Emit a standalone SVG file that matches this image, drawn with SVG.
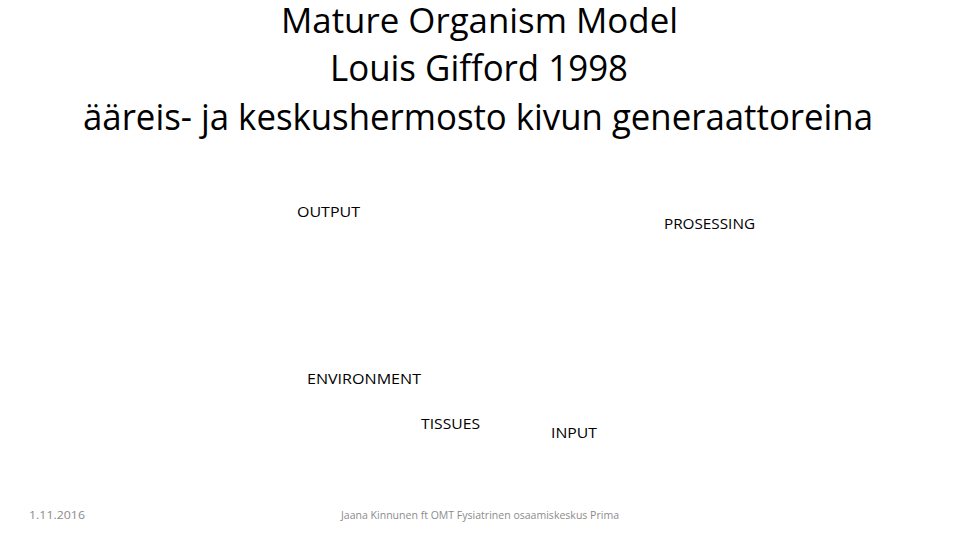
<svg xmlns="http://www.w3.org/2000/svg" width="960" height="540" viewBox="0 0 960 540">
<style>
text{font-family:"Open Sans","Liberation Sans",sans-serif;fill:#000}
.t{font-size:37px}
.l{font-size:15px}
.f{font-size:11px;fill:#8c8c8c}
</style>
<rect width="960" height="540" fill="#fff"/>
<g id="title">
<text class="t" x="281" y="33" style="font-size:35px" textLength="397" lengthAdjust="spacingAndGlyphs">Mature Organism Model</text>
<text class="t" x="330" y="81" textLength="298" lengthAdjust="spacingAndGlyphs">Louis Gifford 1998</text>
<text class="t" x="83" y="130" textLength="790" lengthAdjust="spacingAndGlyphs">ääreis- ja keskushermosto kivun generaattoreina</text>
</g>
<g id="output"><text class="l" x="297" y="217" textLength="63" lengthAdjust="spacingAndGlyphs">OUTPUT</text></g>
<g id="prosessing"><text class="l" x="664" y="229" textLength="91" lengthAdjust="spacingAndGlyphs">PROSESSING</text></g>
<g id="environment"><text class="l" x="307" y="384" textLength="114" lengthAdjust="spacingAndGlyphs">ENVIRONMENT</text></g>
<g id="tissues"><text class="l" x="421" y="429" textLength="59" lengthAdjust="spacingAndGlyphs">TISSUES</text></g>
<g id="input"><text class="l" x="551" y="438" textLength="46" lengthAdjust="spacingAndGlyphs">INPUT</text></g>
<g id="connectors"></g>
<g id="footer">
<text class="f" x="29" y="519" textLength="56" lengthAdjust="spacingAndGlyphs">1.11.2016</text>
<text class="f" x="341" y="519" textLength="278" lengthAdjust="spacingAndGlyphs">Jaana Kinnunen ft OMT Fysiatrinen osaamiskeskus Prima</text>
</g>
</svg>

+---+

◆ Written task:
From the data above, write out everything exactly except the pictures.

◆ Solution for this task:
Emit a standalone SVG file that matches this image, drawn with SVG.
<svg xmlns="http://www.w3.org/2000/svg" width="960" height="540" viewBox="0 0 960 540">
<style>
text{font-family:"Open Sans","Liberation Sans",sans-serif;fill:#000}
.t{font-size:37px}
.l{font-size:15px}
.f{font-size:11px;fill:#8c8c8c}
</style>
<rect width="960" height="540" fill="#fff"/>
<g id="title">
<text class="t" x="281" y="33" style="font-size:35px" textLength="397" lengthAdjust="spacingAndGlyphs">Mature Organism Model</text>
<text class="t" x="330" y="81" textLength="298" lengthAdjust="spacingAndGlyphs">Louis Gifford 1998</text>
<text class="t" x="83" y="130" textLength="790" lengthAdjust="spacingAndGlyphs">ääreis- ja keskushermosto kivun generaattoreina</text>
</g>
<g id="output"><text class="l" x="297" y="217" textLength="63" lengthAdjust="spacingAndGlyphs">OUTPUT</text></g>
<g id="prosessing"><text class="l" x="664" y="229" textLength="91" lengthAdjust="spacingAndGlyphs">PROSESSING</text></g>
<g id="environment"><text class="l" x="307" y="384" textLength="114" lengthAdjust="spacingAndGlyphs">ENVIRONMENT</text></g>
<g id="tissues"><text class="l" x="421" y="429" textLength="59" lengthAdjust="spacingAndGlyphs">TISSUES</text></g>
<g id="input"><text class="l" x="551" y="438" textLength="46" lengthAdjust="spacingAndGlyphs">INPUT</text></g>
<g id="connectors"></g>
<g id="footer">
<text class="f" x="29" y="519" textLength="56" lengthAdjust="spacingAndGlyphs">1.11.2016</text>
<text class="f" x="341" y="519" textLength="278" lengthAdjust="spacingAndGlyphs">Jaana Kinnunen ft OMT Fysiatrinen osaamiskeskus Prima</text>
</g>
</svg>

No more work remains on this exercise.